Google, Please Save Us From AT&T
July 23, 2007
After reading AT&T's response on Friday that implored Google to just enter the new wireless spectrum bidding under the current rules and let the consumer decide who has the best service/offering under those telco-stacked constraints, I can unequivocally state without even seeing Google's offering that it will be far superior to anything the telcos have. What do I base this on? Google's entire history of putting the user 1st, and every telco's entire history of putting the customer last. I've worked at telecom companies since 1992, companies engaged in everything from payphone billing to cellular service to wireless equipment manufacturing, for several of the largest companies in the industry.
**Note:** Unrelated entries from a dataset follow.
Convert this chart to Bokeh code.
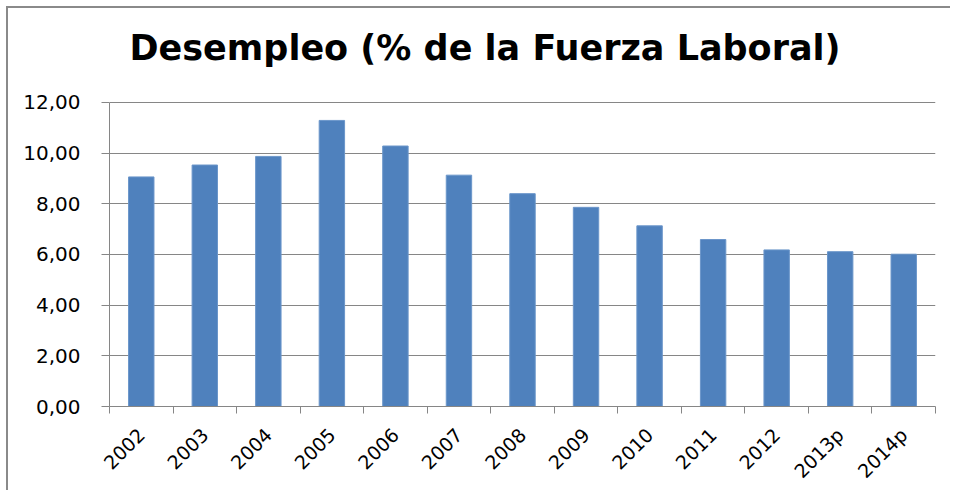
import math
from bokeh.plotting import figure
from bokeh.models import FixedTicker, CustomJSTickFormatter, Range1d, ColumnDataSource
from bokeh.embed import file_html
from bokeh.resources import INLINE

years = ["2002", "2003", "2004", "2005", "2006", "2007", "2008",
         "2009", "2010", "2011", "2012", "2013p", "2014p"]
unemployment = [9.06, 9.53, 9.87, 11.29, 10.28, 9.13, 8.40,
                7.86, 7.13, 6.59, 6.18, 6.11, 6.01]
y_ticks = [0, 2, 4, 6, 8, 10, 12]
title_text = "Desempleo (% de la Fuerza Laboral)"

positions = list(range(1, len(years) + 1))
boundaries = [i + 0.5 for i in range(0, len(years) + 1)]

# layout (pixels inside the canvas)
frame_top_px = 74        # top of drawing frame (room kept for the title)
axis_top_px = 94         # where the 12,00 gridline sits
axis_bottom_px = 399     # where 0,00 sits
y_max = y_ticks[-1]
y_end = y_max * (axis_bottom_px - frame_top_px) / (axis_bottom_px - axis_top_px)

src = ColumnDataSource(dict(x=positions, y=unemployment, year=years))

p = figure(width=944, height=484, output_backend="svg", toolbar_location=None,
           x_range=Range1d(0.5, len(years) + 0.5), y_range=Range1d(0, y_end),
           min_border_left=101, min_border_right=17, min_border_top=frame_top_px,
           min_border_bottom=484 - axis_bottom_px, title=title_text)
p.styles = {"border-top": "2px solid #8a8a8a", "border-left": "2px solid #8a8a8a",
            "margin-left": "6px", "margin-top": "6px"}

p.title.align = "left"
p.title.offset = 20
p.title.text_font = "DejaVu Sans"
p.title.text_font_style = "bold"
p.title.text_font_size = "35px"
p.title.text_color = "#000000"
p.title.standoff = 30

p.vbar(x="x", top="y", width=0.4, source=src, fill_color="#4F81BD",
       line_color="#6b96ca", line_width=1)

p.outline_line_color = None
p.background_fill_color = "white"
p.border_fill_color = "white"

# grid
p.xgrid.grid_line_color = None
p.ygrid.grid_line_color = "#868686"
p.ygrid.grid_line_width = 1

# y axis
p.yaxis.ticker = FixedTicker(ticks=y_ticks)
p.yaxis.bounds = (0, y_max)
p.yaxis.formatter = CustomJSTickFormatter(code="return tick.toFixed(2).replace('.', ',');")
p.yaxis.axis_line_color = "#868686"
p.yaxis.major_tick_line_color = "#868686"
p.yaxis.major_tick_out = 8
p.yaxis.major_tick_in = 0
p.yaxis.minor_tick_line_color = None
p.yaxis.major_label_standoff = 21
p.yaxis.major_label_text_font = "DejaVu Sans"
p.yaxis.major_label_text_font_size = "20px"
p.yaxis.major_label_text_color = "#000000"

# x axis
p.xaxis.ticker = FixedTicker(ticks=positions, minor_ticks=boundaries)
p.xaxis.major_label_overrides = {pos: yr for pos, yr in zip(positions, years)}
p.xaxis.axis_line_color = "#868686"
p.xaxis.major_tick_line_color = None
p.xaxis.minor_tick_line_color = "#868686"
p.xaxis.minor_tick_out = 7
p.xaxis.minor_tick_in = 0
p.xaxis.major_label_orientation = math.pi / 4
p.xaxis.major_label_standoff = 18
p.xaxis.major_label_text_line_height = 1.0
p.xaxis.major_label_text_font = "DejaVu Sans"
p.xaxis.major_label_text_font_size = "19px"
p.xaxis.major_label_text_color = "#000000"

open("out.html", "w").write(file_html(p, INLINE))
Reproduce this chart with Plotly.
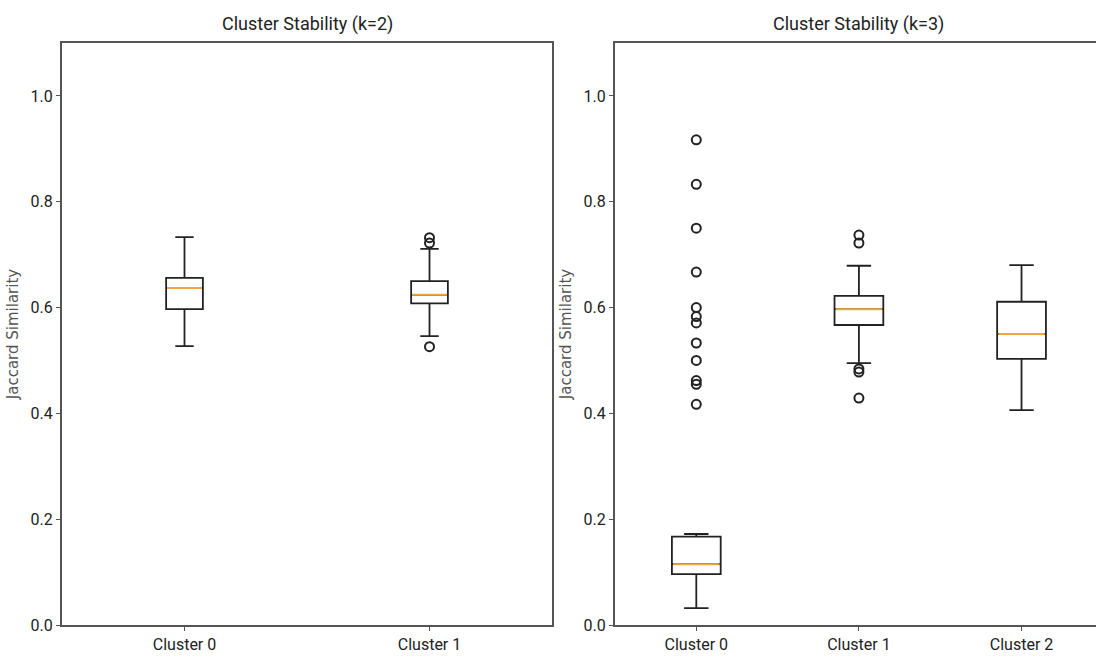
import plotly.graph_objects as go

# ---------------- data ----------------
k2_clusters = ["Cluster 0", "Cluster 1"]
k2_q1 = [0.597, 0.608]
k2_median = [0.637, 0.624]
k2_q3 = [0.656, 0.650]
k2_low = [0.527, 0.546]
k2_high = [0.733, 0.711]
k2_outliers = [[], [0.732, 0.722, 0.526]]

k3_clusters = ["Cluster 0", "Cluster 1", "Cluster 2"]
k3_q1 = [0.096, 0.567, 0.503]
k3_median = [0.115, 0.597, 0.550]
k3_q3 = [0.167, 0.622, 0.611]
k3_low = [0.032, 0.495, 0.406]
k3_high = [0.172, 0.679, 0.680]
k3_outliers = [
    [0.917, 0.833, 0.750, 0.667, 0.600, 0.583, 0.571, 0.533, 0.500, 0.462, 0.455, 0.417],
    [0.737, 0.722, 0.484, 0.478, 0.429],
    [],
]

titles = ["Cluster Stability (k=2)", "Cluster Stability (k=3)"]
y_ticks = [0.0, 0.2, 0.4, 0.6, 0.8, 1.0]
y_title = "Jaccard Similarity"

# ---------------- styling ----------------
W, H = 1096, 660
BOX_LINE = "#222222"
MEDIAN = "#eea63f"
AXIS = "#555555"
FONT = "Roboto"


def px_x(p):
    return p / W


def px_y(p):
    return 1 - p / H


fig = go.Figure()


def add_panel(clusters, q1, med, q3, lo, hi, outl, xa, ya, width):
    fig.add_trace(go.Box(
        x=clusters, q1=q1, median=med, q3=q3, lowerfence=lo, upperfence=hi,
        xaxis=xa, yaxis=ya, width=width, whiskerwidth=0.5,
        line=dict(color=BOX_LINE, width=1.8), fillcolor="rgba(255,255,255,0)",
        boxpoints=False, showlegend=False, hoverinfo="skip",
    ))
    # orange median lines drawn as degenerate boxes
    fig.add_trace(go.Box(
        x=clusters, q1=med, median=med, q3=med, lowerfence=med, upperfence=med,
        xaxis=xa, yaxis=ya, width=width * 0.95, whiskerwidth=0,
        line=dict(color=MEDIAN, width=2), fillcolor="rgba(255,255,255,0)",
        boxpoints=False, showlegend=False, hoverinfo="skip",
    ))
    ox, oy = [], []
    for c, vals in zip(clusters, outl):
        for v in vals:
            ox.append(c)
            oy.append(v)
    if ox:
        fig.add_trace(go.Scatter(
            x=ox, y=oy, mode="markers", xaxis=xa, yaxis=ya,
            marker=dict(symbol="circle-open", size=9, color=BOX_LINE,
                        line=dict(width=2, color=BOX_LINE)),
            showlegend=False, hoverinfo="skip",
        ))


add_panel(k2_clusters, k2_q1, k2_median, k2_q3, k2_low, k2_high, k2_outliers, "x", "y", 0.15)
add_panel(k3_clusters, k3_q1, k3_median, k3_q3, k3_low, k3_high, k3_outliers, "x2", "y2", 0.30)

ydom = [px_y(625), px_y(43)]
tick_font = dict(family=FONT, size=16, color="#222222")
ytitle_font = dict(family="DejaVu Sans", size=15, color="#555555")

common_x = dict(type="category", showgrid=False, zeroline=False, showline=True,
                linecolor=AXIS, linewidth=2, ticks="outside", ticklen=4,
                tickcolor=AXIS, tickfont=tick_font, automargin=False)
common_y = dict(range=[0, 1.1], tickvals=y_ticks, tickformat=".1f", showgrid=False,
                zeroline=False, showline=True, linecolor=AXIS, linewidth=2,
                ticks="outside", ticklen=4, tickcolor=AXIS, tickfont=tick_font,
                automargin=False,
                title=dict(text=y_title, font=ytitle_font, standoff=8))

fig.update_layout(
    width=W, height=H,
    margin=dict(l=0, r=0, t=0, b=0),
    paper_bgcolor="white", plot_bgcolor="white",
    boxmode="overlay",
    xaxis=dict(common_x, domain=[px_x(62), px_x(552)], range=[-0.5, 1.5],
               mirror=True, anchor="y"),
    yaxis=dict(common_y, domain=ydom, mirror=True, anchor="x"),
    xaxis2=dict(common_x, domain=[px_x(615), 1.0], range=[-0.5, 2.458],
                mirror=True, anchor="y2"),
    yaxis2=dict(common_y, domain=ydom, mirror=False, anchor="x2"),
    annotations=[
        dict(text=titles[0], x=px_x(307), y=px_y(24), xref="paper",
             yref="paper", showarrow=False, font=dict(family=FONT, size=18, color="#222222"),
             xanchor="center", yanchor="middle"),
        dict(text=titles[1], x=px_x(858), y=px_y(24), xref="paper",
             yref="paper", showarrow=False, font=dict(family=FONT, size=18, color="#222222"),
             xanchor="center", yanchor="middle"),
    ],
)

fig.write_html(
    "out.html",
    config={"displayModeBar": False},
    post_script="document.body.style.margin='0';document.body.style.overflow='hidden';",
)
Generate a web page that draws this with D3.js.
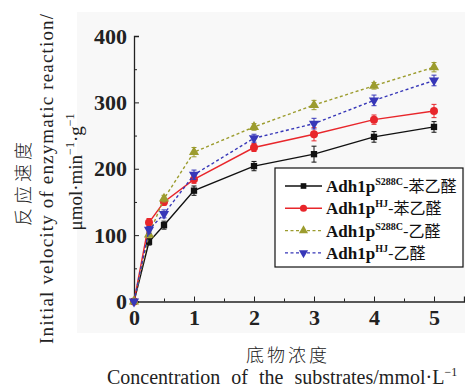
<!DOCTYPE html>
<html>
<head>
<meta charset="utf-8">
<script src="https://cdn.jsdelivr.net/npm/d3@7.9.0/dist/d3.min.js"></script>
<style>
  html, body { margin: 0; padding: 0; background: #fff; }
  svg { display: block; }
</style>
</head>
<body>
<svg id="chart" width="465" height="389"></svg>
<script>
// substrate concentrations (mmol/L)
const conc = [0, 0.25, 0.5, 1, 2, 3, 4, 5];

const seriesNames = ['S288C-苯乙醛', 'HJ-苯乙醛', 'S288C-乙醛', 'HJ-乙醛'];
const blackVals = [0, 90, 115, 167, 204, 222, 248, 263];
const redVals   = [0, 119, 150, 184, 232, 252, 274, 287];
const oliveVals = [0, 101, 155, 225, 263, 296, 325, 353];
const blueVals  = [0, 108, 132, 191, 246, 268, 303, 333];

const blackErr = [0, 5, 6, 7, 7, 12, 8, 8];
const redErr   = [0, 6, 5, 6, 6, 10, 7, 10];
const oliveErr = [0, 5, 5, 7, 5, 7, 5, 7];
const blueErr  = [0, 5, 6, 7, 6, 8, 8, 8];

const xTicks = [0, 1, 2, 3, 4, 5];
const yTicks = [0, 100, 200, 300, 400];

const series = [
  { sup: 'S288C', cn: '-苯乙醛', vals: blackVals, err: blackErr, color: '#111', dash: null, sym: d3.symbolSquare, size: 40 },
  { sup: 'HJ', cn: '-苯乙醛', vals: redVals, err: redErr, color: '#e8262b', dash: null, sym: d3.symbolCircle, size: 50 },
  { sup: 'S288C', cn: '-乙醛', vals: oliveVals, err: oliveErr, color: '#9c9c2e', dash: '3,2.5', sym: d3.symbolTriangle, size: 45 },
  { sup: 'HJ', cn: '-乙醛', vals: blueVals, err: blueErr, color: '#3737b8', dash: '3,2.5', sym: d3.symbolTriangle, size: 45, flip: true }
];

const svg = d3.select('#chart');

// light panel behind the plot
svg.append('rect').attr('x', 77).attr('y', 12).attr('width', 388).attr('height', 321).attr('fill', '#f8f8f8');

const x = d3.scaleLinear().domain([0, 5.5]).range([134, 464]);
const y = d3.scaleLinear().domain([0, 400]).range([301.5, 36]);

const serif = '"Liberation Serif", "Times New Roman", serif';
const cjk = '"Noto Sans CJK SC", sans-serif';

// axes: ticks pointing inward
const xAxis = d3.axisBottom(x).tickValues(xTicks).tickSize(-5).tickFormat(d3.format('d')).tickPadding(10);
const xMinor = d3.axisBottom(x).tickValues(d3.range(0.5, 5.6, 1)).tickSize(-3).tickFormat('');
const yAxis = d3.axisLeft(y).tickValues(yTicks).tickSize(-5).tickPadding(7);
const yMinor = d3.axisLeft(y).tickValues([50, 150, 250, 350]).tickSize(-3).tickFormat('');

const gx = svg.append('g').attr('transform', `translate(0,${y(0)})`).call(xAxis);
svg.append('g').attr('transform', `translate(0,${y(0)})`).call(xMinor).select('.domain').remove();
const gy = svg.append('g').attr('transform', `translate(${x(0)},0)`).call(yAxis);
svg.append('g').attr('transform', `translate(${x(0)},0)`).call(yMinor).select('.domain').remove();

[gx, gy].forEach(g => {
  g.select('.domain').attr('stroke', '#222').attr('stroke-width', 1.3);
  g.selectAll('.tick line').attr('stroke', '#222').attr('stroke-width', 1);
  g.selectAll('.tick text').attr('font-family', serif).attr('font-weight', 'bold')
    .attr('font-size', 22).attr('fill', '#222');
});
gx.selectAll('.tick text').attr('dy', '0.62em');
svg.selectAll('g').filter(function () { return this.querySelector('.tick line') && true; })
  .selectAll('.tick line').attr('stroke', '#222');

// series
const line = d3.line().x(d => x(d[0])).y(d => y(d[1]));

series.forEach(s => {
  const pts = conc.map((c, i) => [c, s.vals[i], s.err[i]]);
  const g = svg.append('g');
  g.append('path').datum(pts).attr('d', line).attr('fill', 'none')
    .attr('stroke', s.color).attr('stroke-width', 1.4).attr('stroke-dasharray', s.dash);
  // error bars
  g.selectAll('.err').data(pts.filter(p => p[2] > 0)).join('path')
    .attr('d', p => {
      const cx = x(p[0]), y1 = y(p[1] - p[2]), y2 = y(p[1] + p[2]);
      return `M${cx - 2.5},${y1}H${cx + 2.5}M${cx},${y1}V${y2}M${cx - 2.5},${y2}H${cx + 2.5}`;
    })
    .attr('stroke', s.color).attr('stroke-width', 1).attr('fill', 'none');
  g.selectAll('.mk').data(pts).join('path')
    .attr('d', d3.symbol(s.sym, s.size))
    .attr('transform', p => `translate(${x(p[0])},${y(p[1])})${s.flip ? ' rotate(180)' : ''}`)
    .attr('fill', s.color);
});

// legend
const lg = svg.append('g');
lg.append('rect').attr('x', 275).attr('y', 168).attr('width', 188).attr('height', 99)
  .attr('fill', '#fff').attr('stroke', '#111').attr('stroke-width', 1.2);
series.forEach((s, i) => {
  const ly = 186 + i * 22.3;
  lg.append('line').attr('x1', 285).attr('x2', 322).attr('y1', ly).attr('y2', ly)
    .attr('stroke', s.color).attr('stroke-width', 1.4).attr('stroke-dasharray', s.dash);
  lg.append('path').attr('d', d3.symbol(s.sym, s.size * 0.8))
    .attr('transform', `translate(303.5,${ly})${s.flip ? ' rotate(180)' : ''}`).attr('fill', s.color);
  const t = lg.append('text').attr('x', 326).attr('y', ly + 6).attr('fill', '#111')
    .attr('font-family', serif).attr('font-weight', 'bold').attr('font-size', 17);
  t.append('tspan').text('Adh1p');
  t.append('tspan').text(s.sup).attr('font-size', 10).attr('dy', -7);
  t.append('tspan').text(s.cn).attr('dy', 7).attr('font-family', cjk).attr('font-weight', 'normal').attr('font-size', 16);
});

// y title (three rotated lines)
const yt = svg.append('g').attr('fill', '#222');
yt.append('text').attr('transform', 'translate(30,182) rotate(-90)').attr('text-anchor', 'middle')
  .attr('font-family', cjk).attr('font-size', 18).attr('font-weight', 300)
  .attr('letter-spacing', 4).text('反应速度');
yt.append('text').attr('transform', 'translate(53,179) rotate(-90)').attr('text-anchor', 'middle')
  .attr('font-family', serif).attr('font-size', 19)
  .attr('textLength', 330).attr('lengthAdjust', 'spacing')
  .text('Initial velocity of enzymatic reaction/');
const ut = yt.append('text').attr('transform', 'translate(82,172) rotate(-90)').attr('text-anchor', 'middle')
  .attr('font-family', serif).attr('font-size', 19);
ut.append('tspan').text('μmol·min');
ut.append('tspan').text('−1').attr('font-size', 12).attr('dy', -8);
ut.append('tspan').text('·g').attr('dy', 8);
ut.append('tspan').text('−1').attr('font-size', 12).attr('dy', -8);

// x title
svg.append('text').attr('x', 288).attr('y', 362).attr('text-anchor', 'middle')
  .attr('font-family', cjk).attr('font-size', 18).attr('font-weight', 300).attr('fill', '#222')
  .attr('letter-spacing', 3).text('底物浓度');
const xt = svg.append('text').attr('x', 107).attr('y', 384).attr('fill', '#222')
  .attr('font-family', serif).attr('font-size', 20).attr('word-spacing', 6);
xt.append('tspan').text('Concentration of the substrates/mmol·L');
xt.append('tspan').text('−1').attr('font-size', 12).attr('dy', -8);
</script>
</body>
</html>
Customers aren't customers, they're "subs"; billing mistakes are not corrected unless they have to be; quality of service is not as good as it can be - it's only as good as it has to be. And the only thing that keeps them from charging more is a competitor or competitors that prevent them from doing so. Google? Free. They don't ever offer anything until they figure out a way to offer it for free, except for advertising, in which case you pay no more than the minimum going rate as set by the market, not by a "board" or "regulators" or long-term contract with penalties. When you set your bid for pay per click, it's the amount you would pay no more than, but if it's higher than the present rate, your bid will automatically be reduced to charge you as little as possible. Would that ever happen with telcos? Ever? Imagine saying "I'll pay $45 per month for wireless service, but if other people are only paying $41, I'd like to only be charged $41." You can't imagine that, because it's simply unimaginable. Can you see Google offering that? Of course you can, because it's what they already do for almost all of their revenue. Which is why, depending on how hard Eric Schmidt at Google wants to push this and how deep in the back pocket of the telcos the FCC board really is, we could be staring at nothing less than the beginning of the end of customer exploitation by wireless carriers as we know it.